After I pulled myself together as best I could I uttered the words only a few have heard. She said, “God sees you and He’s heard every cry, He’s been with you every night when you’ve cried yourself to sleep, you were never alone and you aren’t alone.” In that moment I’ve never felt so broken yet so full of love. Its funny how the moments you feel you are falling apart, if you learn to fall back on Jesus, He fills every crack with His overwhelming love.

To sum it up I leave you with the following statements.

First, if you think you can do life alone, think again. Had I chosen to never seek help I would still be on the never ending ride of blame, dysfunction, and ache.

Second, learning to forgive doesn’t mean minimizing the offense, it means allowing total freedom in your life and not letting your offender rob you of happiness.

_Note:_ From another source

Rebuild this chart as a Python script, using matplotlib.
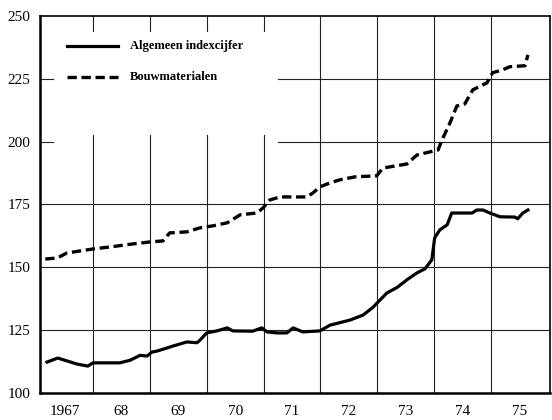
import matplotlib as mpl
mpl.use('Agg')
import matplotlib.pyplot as plt
import numpy as np

# Index figures (decimal year, index value)
alg_year = [1967.19, 1967.38, 1967.72, 1967.91, 1968.00, 1968.47, 1968.65, 1968.83,
            1968.95, 1969.04, 1969.13, 1969.30, 1969.41, 1969.65, 1969.83, 1969.88,
            1970.00, 1970.18, 1970.36, 1970.46, 1970.81, 1970.97, 1971.06, 1971.24,
            1971.41, 1971.52, 1971.69, 1971.99, 1972.17, 1972.52, 1972.75, 1972.92,
            1973.17, 1973.35, 1973.52, 1973.70, 1973.84, 1973.96, 1974.01, 1974.10,
            1974.23, 1974.31, 1974.67, 1974.75, 1974.86, 1974.98, 1975.16, 1975.42,
            1975.47, 1975.56, 1975.65]
alg_val = [112.3, 113.9, 111.5, 110.7, 112.0, 112.0, 113.0, 115.0,
           114.7, 116.3, 116.7, 117.9, 118.7, 120.3, 120.0, 121.0,
           123.9, 124.7, 125.9, 124.7, 124.6, 125.9, 124.3, 123.9,
           123.9, 125.9, 124.3, 124.7, 127.0, 129.0, 131.0, 134.0,
           139.8, 142.0, 145.0, 147.8, 149.4, 153.0, 161.7, 164.9,
           166.9, 171.6, 171.6, 172.8, 172.8, 171.6, 170.1, 170.0,
           169.3, 171.6, 172.8]

bouw_year = [1967.16, 1967.37, 1967.54, 1967.77, 1968.00, 1968.30, 1968.70, 1969.00,
             1969.23, 1969.35, 1969.65, 1969.88, 1970.11, 1970.36, 1970.59, 1970.88,
             1970.99, 1971.11, 1971.29, 1971.76, 1971.87, 1971.99, 1972.17, 1972.34,
             1972.61, 1972.99, 1973.10, 1973.52, 1973.70, 1974.07, 1974.14, 1974.28,
             1974.40, 1974.54, 1974.68, 1974.93, 1975.03, 1975.21, 1975.33, 1975.60,
             1975.65]
bouw_val = [153.3, 153.7, 155.7, 156.5, 157.3, 158.1, 159.3, 160.1,
            160.5, 163.7, 164.1, 165.7, 166.5, 167.7, 170.9, 171.6,
            173.6, 176.8, 178.0, 178.0, 179.6, 182.0, 183.6, 184.8,
            186.0, 186.4, 189.5, 191.1, 194.7, 196.7, 200.7, 207.5,
            214.2, 215.0, 220.6, 223.4, 227.4, 228.6, 229.8, 230.2,
            234.5]

years = [1967, 1968, 1969, 1970, 1971, 1972, 1973, 1974, 1975]
year_labels = ['1967', '68', '69', '70', '71', '72', '73', '74', '75']
y_ticks = [100, 125, 150, 175, 200, 225, 250]

plt.rcParams.update({'font.family': 'Liberation Serif', 'font.size': 11})

fig = plt.figure(figsize=(5.52, 4.2), dpi=100)
ax = fig.add_axes([0.0725, 0.0643, 0.924, 0.8977])
x0, x1 = 1967.068, 1976.04
ax.set_xlim(x0, x1)
ax.set_ylim(100, 250)

# grid drawn by hand so the legend area stays clear
gc = '#222222'
glw = 0.8
for yr in years[1:]:
    if yr <= 1971:
        ax.plot([yr, yr], [100, 202.6], color=gc, lw=glw, zorder=1)
        ax.plot([yr, yr], [244, 250], color=gc, lw=glw, zorder=1)
    else:
        ax.plot([yr, yr], [100, 250], color=gc, lw=glw, zorder=1)
for v in [125, 150, 175]:
    ax.plot([x0, x1], [v, v], color=gc, lw=glw, zorder=1)
for v in [200, 225]:
    ax.plot([x0, 1967.3], [v, v], color=gc, lw=glw, zorder=1)
    ax.plot([1971.25, x1], [v, v], color=gc, lw=glw, zorder=1)

ax.plot(alg_year, alg_val, color='black', lw=2.3, solid_joinstyle='round', zorder=3)
ax.plot(bouw_year, bouw_val, color='black', lw=2.4, dashes=(2.8, 1.4), zorder=3)

# legend
ax.plot([1967.55, 1968.44], [238.2, 238.2], color='black', lw=2.3, clip_on=False)
ax.plot([1967.55, 1968.44], [225.8, 225.8], color='black', lw=2.4, dashes=(2.8, 1.4))
ax.text(1968.65, 238.2, 'Algemeen indexcijfer', fontsize=9, fontweight='bold', va='center')
ax.text(1968.65, 225.8, 'Bouwmaterialen', fontsize=9, fontweight='bold', va='center')

ax.set_yticks(y_ticks)
ax.set_yticklabels([str(v) for v in y_ticks])
ax.set_xticks([y + 0.5 for y in years])
ax.set_xticklabels(year_labels)
ax.tick_params(axis='y', length=0, pad=7)
ax.tick_params(axis='x', length=0, pad=9)

for side in ['left', 'bottom']:
    ax.spines[side].set_linewidth(1.8)
for side in ['top', 'right']:
    ax.spines[side].set_linewidth(1.2)

fig.savefig('out.png', dpi=100)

Third, seeking help, even professional help, doesn’t make you weak it makes you strong. There is nothing weak about choosing to not let past circumstances dictate your future.

Finally the song that rings in my ears as I write this is “Reckless Love” by Cory Asbury (it’s actually playing on my phone right now), his lyrics are simple but pierce right to my soul.

“When I was Your foe, still Your love fought for me.

You have been so, so good to me.

When I felt no worth, You paid it all for me.

You have been so, so kind to me.”

We serve a good kind Father who sees you in that mess you call your life and calls you out as a daughter who He loves. I stand here today to say I see in my future a healthy, functional, loving, and Godly relationship because I choose to put my hope in God and God alone.